Face au manque de débouchés professionnels, les milliers de lauréats des universités burundaises font la course aux stages. Une manne pour certains employeurs véreux qui exploitent dans tous les sens du terme cette main-d’œuvre bon marché. Cette situation indigne le blogueur Yannick Ndayisaba.
Numériquement majoritaires et largement touchés par le chômage, les jeunes cherchent confusément des réponses aux angoissantes questions qu’ils se posent sur leur avenir. « J’ai des stages professionnels à pourvoir », dira le gentil employeur. Alors une question à deux sous : ces employeurs cherchent-ils à éradiquer le chômage qui engloutit les jeunes ou plutôt à profiter d’une main d’œuvre bon marché qu’il génère ?
Le marché du travail au Burundi, bien qu’exigu, fourmille de jeunes stagiaires. Une mine inépuisable d’énergie que nous fournissent en quantité « suffocante » les universités locales. Contrairement à l’idée reçue d’une jeunesse naïve et indolente, ces derniers trempent leurs mains dans le cambouis.
Les jeunes burundaises stagiaires sont partout présents et … pourtant si absents. Ils veillent du soir au matin dans les hôpitaux. Ils vous accueillent sourire aux lèvres et sueur au front dans des banques. Ils surabondent dans les sociétés de télécommunications, répondant aux appels de « grincheux » clients quitte à entendre le retentissement des sonneries dans leur sommeil. Ils sont quasiment partout… Ils fournissent chaque jour un effort sincère pour se rapprocher d’un emploi décent (avant que le destin jaloux ne les dépouille de tout espoir d’atteindre la terre promise).
Un remède au chômage ou une pratique spéculative?
Qu’y a-t-il de mal à encadrer une jeunesse désœuvrée et désorientée ? Je n’en vois aucun. Ces employeurs méritent, a fortiori, d’exonérations d’impôts en reconnaissance de leur aimable contribution au développement. Cependant, un stagiaire qui s’est attelé au travail pendant deux ou trois ans ne le voit certainement pas ainsi. Encore moins celui qui a couru au milieu des rafales, remuant des piles de dossiers de l’aube au crépuscule et n’en a récolté qu’un certificat en guise de médaille.
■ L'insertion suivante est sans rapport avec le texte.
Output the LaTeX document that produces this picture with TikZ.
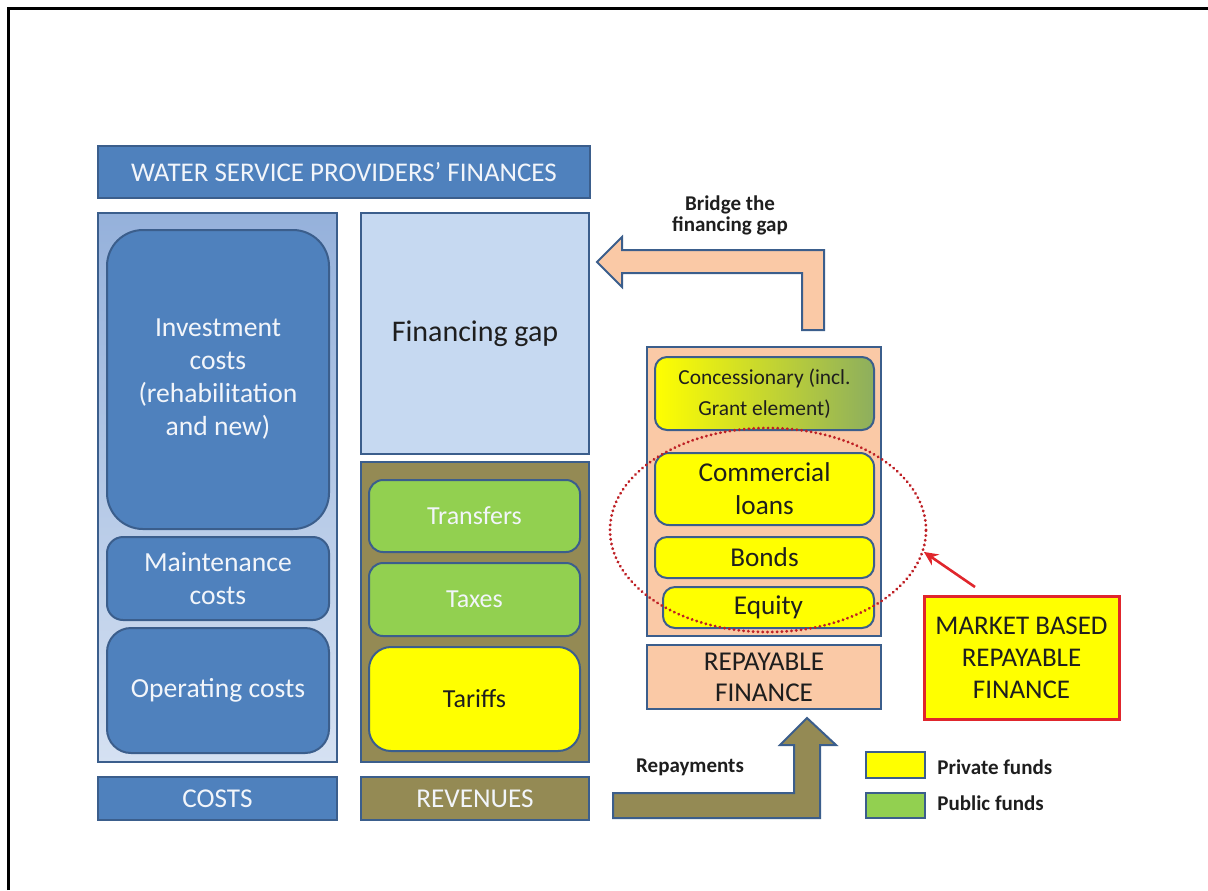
\documentclass[tikz,border=0pt]{standalone}
\usepackage{fontspec}
\setmainfont{Carlito}
\usetikzlibrary{shapes.geometric,arrows.meta}
\definecolor{blueF}{HTML}{4F81BD}
\definecolor{blueD}{HTML}{3B5E8C}
\definecolor{contTop}{HTML}{95B1DB}
\definecolor{contBot}{HTML}{D5E1F2}
\definecolor{gapF}{HTML}{C6D9F1}
\definecolor{oliveF}{HTML}{948A54}
\definecolor{greenF}{HTML}{92D050}
\definecolor{yellowF}{HTML}{FFFF00}
\definecolor{peachF}{HTML}{FAC9A6}
\definecolor{redL}{HTML}{E0262C}
\definecolor{txtW}{HTML}{F2F5FA}
\definecolor{txtD}{HTML}{1E1E1E}
\definecolor{concR}{HTML}{8DAE5E}
% box node from pixel corners: [options]{name}{x1}{y1}{x2}{y2}{text}
\newcommand\pxbox[7][]{%
  \pgfmathsetmacro\pxcx{(#3+#5)/2}%
  \pgfmathsetmacro\pxcy{(#4+#6)/2}%
  \pgfmathsetmacro\pxw{(#5-#3)/2}%
  \pgfmathsetmacro\pxh{(#6-#4)/2}%
  \node[#1, minimum width=\pxw pt, minimum height=\pxh pt] (#2) at (\pxcx,\pxcy) {#7};}
\begin{document}
\begin{tikzpicture}[x=0.5pt,y=-0.5pt,
  box/.style={draw=blueD, line width=1pt, inner sep=0pt, align=center},
  bluebox/.style={box, fill=blueF, text=txtW},
  greenbox/.style={box, fill=greenF, text=txtW},
  yelbox/.style={box, fill=yellowF, text=txtD},
  peachbox/.style={box, fill=peachF, text=txtD},
  lab/.style={font=\fontsize{13.6}{16.5}\selectfont},
  caps/.style={font=\fontsize{13.6}{15.5}\selectfont},
  boldlab/.style={font=\bfseries\fontsize{10.5}{10.5}\selectfont, text=txtD, align=center, inner sep=0pt},
  blockarrow/.style={draw=blueD, line width=1pt, line join=miter}
]
\useasboundingbox (0,0) rectangle (1208,890);
% frame
\draw[line width=1.5pt] (8,890) -- (8,8) -- (1208,8);

% title
\pxbox[bluebox, font=\fontsize{13.5}{15}\selectfont]{title}{98}{146}{590}{198}{WATER SERVICE PROVIDERS’ FINANCES}

% costs column
\pxbox[box, top color=contTop, bottom color=contBot]{costcol}{98}{213}{337}{762}{}
\pxbox[bluebox, lab, font=\fontsize{13.8}{16.5}\selectfont, rounded corners=18pt]{invest}{107}{230}{329}{529}{Investment\\costs\\(rehabilitation\\and new)}
\pxbox[bluebox, lab, font=\fontsize{13.8}{16.5}\selectfont, rounded corners=8pt]{maint}{107}{537}{329}{620}{Maintenance\\costs}
\pxbox[bluebox, lab, font=\fontsize{13.8}{16.5}\selectfont, rounded corners=12pt]{oper}{107}{628}{329}{753}{Operating costs}
\pxbox[bluebox, caps]{costs}{98}{777}{337}{820}{COSTS}

% revenues column
\pxbox[box, fill=gapF, text=txtD, font=\fontsize{15}{17}\selectfont]{gap}{361}{213}{589}{454}{Financing gap}
\pxbox[box, fill=oliveF]{revcol}{361}{462}{589}{762}{}
\pxbox[greenbox, font=\fontsize{13}{16}\selectfont, rounded corners=7pt]{transfers}{369}{480}{580}{552}{Transfers}
\pxbox[greenbox, font=\fontsize{13}{16}\selectfont, rounded corners=7pt]{taxes}{369}{563}{580}{636}{Taxes}
\pxbox[yelbox, font=\fontsize{13}{16}\selectfont, rounded corners=11pt]{tariffs}{369}{647}{580}{751}{Tariffs}
\pxbox[box, fill=oliveF, text=txtW, caps]{revenues}{361}{777}{589}{820}{REVENUES}

% repayable finance column
\pxbox[box, fill=peachF]{repcol}{647}{347}{881}{636}{}
\pxbox[box, left color=yellowF, right color=concR, text=txtD, rounded corners=6pt,
      font=\fontsize{10.7}{15.5}\selectfont]{conc}{655}{357}{874}{430}{Concessionary (incl.\\Grant element)}
\pxbox[yelbox, lab, rounded corners=7pt]{loans}{655}{453}{874}{525}{Commercial\\loans}
\pxbox[yelbox, lab, rounded corners=6pt]{bonds}{655}{537}{874}{578}{Bonds}
\pxbox[yelbox, lab, rounded corners=6pt]{equity}{663}{587}{874}{628}{Equity}
\pxbox[peachbox, caps]{repay}{647}{645}{881}{709}{REPAYABLE\\FINANCE}

% market based
\pxbox[draw=redL, line width=1.5pt, fill=yellowF, text=txtD, align=center, inner sep=0pt,
      font=\fontsize{13.5}{16}\selectfont]{market}{924}{596}{1119}{719}{MARKET BASED\\REPAYABLE\\FINANCE}

% dotted ellipse
\node[ellipse, draw=redL!85!black, line width=1.5pt, dash pattern=on 0.1pt off 2.3pt, line cap=round,
      minimum width=158pt, minimum height=102pt, inner sep=0pt] (ring) at (768,530) {};
\coordinate (rtail) at (975,587);
\draw[redL, line width=1.3pt, -{Stealth[length=7pt,width=6.5pt]}] (rtail) -- (ring.-8);

% bridge arrow
\draw[blockarrow, fill=peachF] (597,262) -- (622,237) -- (622,250) -- (824,250) -- (824,330)
  -- (802,330) -- (802,273) -- (622,273) -- (622,287) -- cycle;
\node[boldlab] (bridge) at (730,215) {Bridge the\\financing gap};

% repayments arrow
\draw[blockarrow, fill=oliveF] (613,793) -- (794,793) -- (794,745) -- (780,745) -- (807,718)
  -- (836,745) -- (820,745) -- (820,818) -- (613,818) -- cycle;
\node[boldlab] (repaylab) at (690,767) {Repayments};

% legend
\pxbox[yelbox]{legY}{866}{752}{925}{778}{}
\pxbox[greenbox]{legG}{866}{793}{925}{818}{}
\node[boldlab, anchor=west] (legYt) at (937,767) {Private funds};
\node[boldlab, anchor=west] (legGt) at (937,803) {Public funds};
\end{tikzpicture}
\end{document}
Beaucoup de stagiaires portent des témoignages accablants contre un jeu déloyal qui exploite leurs espoirs, menotte leur présent et « grille » leur avenir. D’ailleurs, ils ne sont pas les seuls à tirer la sonnette d’alarme. Dans un de ses tweets, le FORSC dénonce une fraude fiscale dans une des entreprises locales.
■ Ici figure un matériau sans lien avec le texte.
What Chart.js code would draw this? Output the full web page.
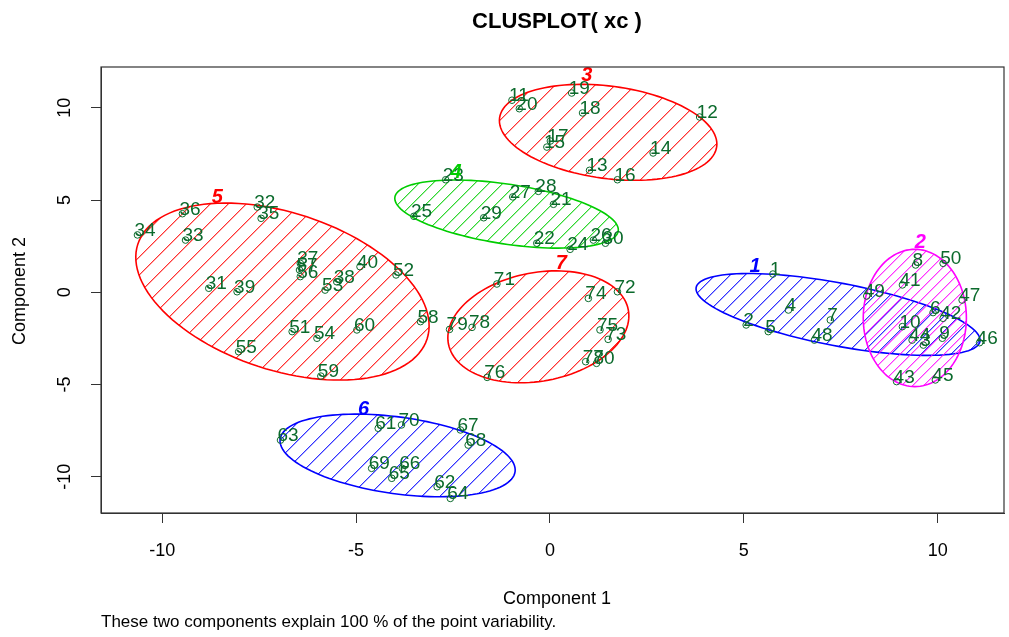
<!DOCTYPE html>
<html lang="en">
<head>
    <meta charset="UTF-8">
    <title>CLUSPLOT( xc )</title>
    <script src="https://cdn.jsdelivr.net/npm/chart.js"></script>
    <style>
        html, body { margin: 0; padding: 0; background: #fff; }
        #wrap { width: 1009px; height: 637px; }
    </style>
</head>
<body>
    <div id="wrap"><canvas id="clusplot"></canvas></div>

    <script>
        // point coordinates (component 1 / component 2)
        const pointIds = [1, 2, 3, 4, 5, 6, 7, 8, 9, 10,
            11, 12, 13, 14, 15, 16, 17, 18, 19, 20,
            21, 22, 23, 24, 25, 26, 27, 28, 29, 30,
            31, 32, 33, 34, 35, 36, 37, 38, 39, 40,
            41, 42, 43, 44, 45, 46, 47, 48, 49, 50,
            51, 52, 53, 54, 55, 56, 57, 58, 59, 60,
            61, 62, 63, 64, 65, 66, 67, 68, 69, 70,
            71, 72, 73, 74, 75, 76, 77, 78, 79, 80];
        const pointX = [5.75, 5.06, 9.63, 6.15, 5.63, 9.88, 7.23, 9.43, 10.12, 9.09,
            -0.98, 3.86, 1.02, 2.66, -0.08, 1.74, 0.01, 0.84, 0.56, -0.79,
            0.09, -0.34, -2.69, 0.52, -3.51, 1.12, -0.96, -0.30, -1.71, 1.43,
            -8.80, -7.55, -9.40, -10.64, -7.45, -9.48, -6.44, -5.50, -8.07, -4.90,
            9.09, 10.14, 8.94, 9.34, 9.94, 11.08, 10.63, 6.82, 8.17, 10.14,
            -6.65, -3.97, -5.80, -6.01, -8.03, -6.44, -6.46, -3.34, -5.91, -4.98,
            -4.43, -2.91, -6.95, -2.57, -4.08, -3.81, -2.31, -2.11, -4.60, -3.83,
            -1.37, 1.74, 1.50, 0.99, 1.29, -1.62, 0.92, -2.01, -2.59, 1.20];
        const pointY = [0.99, -1.77, -2.86, -0.96, -2.13, -1.10, -1.50, 1.48, -2.49, -1.86,
            10.41, 9.50, 6.61, 7.55, 7.87, 6.10, 8.20, 9.72, 10.80, 9.95,
            4.77, 2.66, 6.10, 2.33, 4.12, 2.83, 5.17, 5.47, 4.04, 2.66,
            0.22, 4.62, 2.83, 3.11, 4.01, 4.26, 1.57, 0.57, 0.03, 1.39,
            0.40, -1.41, -4.84, -2.59, -4.75, -2.73, -0.42, -2.59, -0.20, 1.57,
            -2.13, 0.94, 0.12, -2.49, -3.22, 0.85, 1.21, -1.59, -4.54, -2.04,
            -7.37, -10.54, -8.01, -11.17, -10.08, -9.54, -7.46, -8.28, -9.54, -7.19,
            0.45, 0.03, -2.55, -0.33, -2.04, -4.61, -3.76, -1.90, -2.01, -3.85];

        // cluster ellipses: centre and the two half-axis vectors, in data units
        const clusterIds = [1, 2, 3, 4, 5, 6, 7];
        const clusterCx = [7.43, 9.41, 1.50, -1.12, -6.90, -3.93, -0.30];
        const clusterCy = [-1.20, -1.39, 8.67, 4.24, 0.04, -8.84, -1.87];
        const axisAx = [3.66, 1.33, 2.80, 2.88, 3.73, 3.03, 2.32];
        const axisAy = [-1.46, 0.00, -0.78, -0.92, -2.57, -0.88, 0.92];
        const axisBx = [-0.15, 0.00, -0.16, -0.12, -0.63, -0.13, 0.26];
        const axisBy = [-1.67, 3.72, -2.48, -1.60, -4.05, -2.06, -2.89];
        const clusterLabelX = [5.29, 9.55, 0.95, -2.42, -8.58, -4.81, 0.29];
        const clusterLabelY = [1.39, 2.69, 11.76, 6.52, 5.16, -6.34, 1.57];

        const xTicks = [-10, -5, 0, 5, 10];
        const yTicks = [-10, -5, 0, 5, 10];

        // styles
        const clusterColors = ['#0000ff', '#ff00ff', '#ff0000', '#00cd00', '#ff0000', '#0000ff', '#ff0000'];
        const hatchGap = [15, 11, 20, 14, 18, 18, 20];
        const pointColor = '#0b6a2c';
        const fontFamily = 'Arial, "Liberation Sans", sans-serif';

        // ellipse outline in pixels, through the chart scales
        function ellipsePath(ctx, chart, i) {
            const xs = chart.scales.x, ys = chart.scales.y;
            ctx.beginPath();
            for (let k = 0; k <= 120; k++) {
                const t = k / 120 * Math.PI * 2;
                const vx = clusterCx[i] + axisAx[i] * Math.cos(t) + axisBx[i] * Math.sin(t);
                const vy = clusterCy[i] + axisAy[i] * Math.cos(t) + axisBy[i] * Math.sin(t);
                const px = xs.getPixelForValue(vx), py = ys.getPixelForValue(vy);
                if (k === 0) ctx.moveTo(px, py); else ctx.lineTo(px, py);
            }
            ctx.closePath();
        }

        // "/" shading as a small repeating tile: a full pixel plus a soft one per row
        function hatchPattern(ctx, color, gap) {
            const tile = document.createElement('canvas');
            tile.width = gap;
            tile.height = gap;
            const tc = tile.getContext('2d');
            tc.fillStyle = color;
            for (let k = 0; k < gap; k++) {
                tc.globalAlpha = 0.8;
                tc.fillRect(k, gap - 1 - k, 1, 1);
                tc.globalAlpha = 0.35;
                tc.fillRect((k + 1) % gap, gap - 1 - k, 1, 1);
            }
            return ctx.createPattern(tile, 'repeat');
        }

        const clusplotPlugin = {
            id: 'clusplot',
            beforeDatasetsDraw(chart) {
                const ctx = chart.ctx, area = chart.chartArea;
                ctx.save();
                ctx.beginPath();
                ctx.rect(area.left, area.top, area.right - area.left, area.bottom - area.top);
                ctx.clip();
                clusterIds.forEach((id, i) => {
                    ellipsePath(ctx, chart, i);
                    ctx.fillStyle = hatchPattern(ctx, clusterColors[i], hatchGap[i]);
                    ctx.fill();
                    ctx.strokeStyle = clusterColors[i];
                    ctx.lineWidth = 1.6;
                    ctx.stroke();
                });
                ctx.restore();
            },
            afterDatasetsDraw(chart) {
                const ctx = chart.ctx;
                const meta = chart.getDatasetMeta(0);
                ctx.save();
                ctx.font = '19px ' + fontFamily;
                ctx.fillStyle = pointColor;
                ctx.textAlign = 'left';
                ctx.textBaseline = 'alphabetic';
                meta.data.forEach((pt, i) => {
                    ctx.fillText(String(pointIds[i]), pt.x - 3, pt.y + 1);
                });
                // cluster numbers
                ctx.font = 'italic bold 20px ' + fontFamily;
                ctx.textAlign = 'center';
                ctx.textBaseline = 'middle';
                clusterIds.forEach((id, i) => {
                    ctx.fillStyle = clusterColors[i];
                    ctx.fillText(String(id), chart.scales.x.getPixelForValue(clusterLabelX[i]),
                        chart.scales.y.getPixelForValue(clusterLabelY[i]));
                });
                ctx.restore();
            },
            afterDraw(chart) {
                const ctx = chart.ctx, area = chart.chartArea;
                ctx.save();
                // box
                ctx.strokeStyle = '#333';
                ctx.lineWidth = 1.2;
                ctx.strokeRect(area.left, area.top, area.right - area.left, area.bottom - area.top);
                // y tick labels, rotated like R
                ctx.fillStyle = '#000';
                ctx.font = '18px ' + fontFamily;
                ctx.textAlign = 'center';
                ctx.textBaseline = 'middle';
                chart.scales.y.ticks.forEach(t => {
                    ctx.save();
                    ctx.translate(65, chart.scales.y.getPixelForValue(t.value));
                    ctx.rotate(-Math.PI / 2);
                    ctx.fillText(String(t.value), 0, 0);
                    ctx.restore();
                });
                // titles
                ctx.font = 'bold 22px ' + fontFamily;
                ctx.fillText('CLUSPLOT( xc )', 557, 22);
                ctx.font = '18px ' + fontFamily;
                ctx.fillText('Component 1', 557, 599);
                ctx.save();
                ctx.translate(20, 291);
                ctx.rotate(-Math.PI / 2);
                ctx.fillText('Component 2', 0, 0);
                ctx.restore();
                ctx.textAlign = 'left';
                ctx.font = '17px ' + fontFamily;
                ctx.fillText('These two components explain 100 % of the point variability.', 101, 622);
                ctx.restore();
            }
        };

        const points = pointX.map((x, i) => ({ x: x, y: pointY[i] }));

        new Chart(document.getElementById('clusplot'), {
            type: 'scatter',
            data: {
                datasets: [{
                    data: points,
                    pointStyle: 'circle',
                    pointRadius: 3.3,
                    borderWidth: 1,
                    borderColor: pointColor,
                    backgroundColor: 'rgba(0,0,0,0)'
                }]
            },
            options: {
                responsive: true,
                maintainAspectRatio: false,
                animation: false,
                events: [],
                layout: { padding: { top: 67, right: 2, left: 0, bottom: 0 } },
                plugins: { legend: { display: false }, title: { display: false }, tooltip: { enabled: false } },
                scales: {
                    x: {
                        type: 'linear',
                        min: -11.58,
                        max: 11.71,
                        afterFit: s => { s.height = 124; },
                        afterBuildTicks: s => { s.ticks = xTicks.map(v => ({ value: v })); },
                        grid: { drawOnChartArea: false, color: '#333', tickLength: 10, tickWidth: 1 },
                        border: { color: '#333' },
                        ticks: { color: '#000', font: { size: 18, family: fontFamily }, padding: 17, maxRotation: 0 }
                    },
                    y: {
                        type: 'linear',
                        min: -11.96,
                        max: 12.21,
                        afterFit: s => { s.width = 101; },
                        afterBuildTicks: s => { s.ticks = yTicks.map(v => ({ value: v })); },
                        grid: { drawOnChartArea: false, color: '#333', tickLength: 10, tickWidth: 1 },
                        border: { color: '#333' },
                        ticks: { display: false }
                    }
                }
            },
            plugins: [clusplotPlugin]
        });
    </script>
</body>
</html>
Les stages professionnels : un marché tout trouvé
Le contrat de travail impose des exigences en termes d’impôts sur les revenus, ainsi que le paiement de cotisations à la sécurité sociale. Des exigences coûteuses alors que l’entreprise cherche à faire des bénéfices en flèche. Ne serait-ce pas une des raisons de recruter plus de pseudo-stagiaires que d’employés ?
Certes ces employeurs n’ont pas de visées altruistes. Mais il y a lieu de se demander si leur course aux résultats positifs ne prime pas sur le bien-être de ceux qui les produisent. Un stagiaire n’a pas droit en principe au congé. Cependant, devrait-il être privé de ses frais pour son absence en raison de maladie ?
Pourquoi certaines entreprises renvoient-elles leurs stagiaires tous les six mois ? Ne serait-ce pas pour écarter toute possibilité d’engagement tacite ? Pourquoi à la fin du mois, les frais de transport sont payés en main propre, par transfert mobile ou par une personne tierce et jamais via une banque ? Ne serait-ce pas pour éviter que le stagiaire constitue une preuve de paiement régulier pour les prestations effectuées au delà du délai de stage ? Car là, franchement, il pourrait dribbler l’employeur à son tour.
« La loi de l’offre et de la demande. » Voilà le bouclier cher aux employeurs burundais. A tout stagiaire qui ose lever le petit doigt, on lui sort sadiquement le couplet sur le chômage. Un couplet qui lui remue les méninges et lui impose un compromis moral.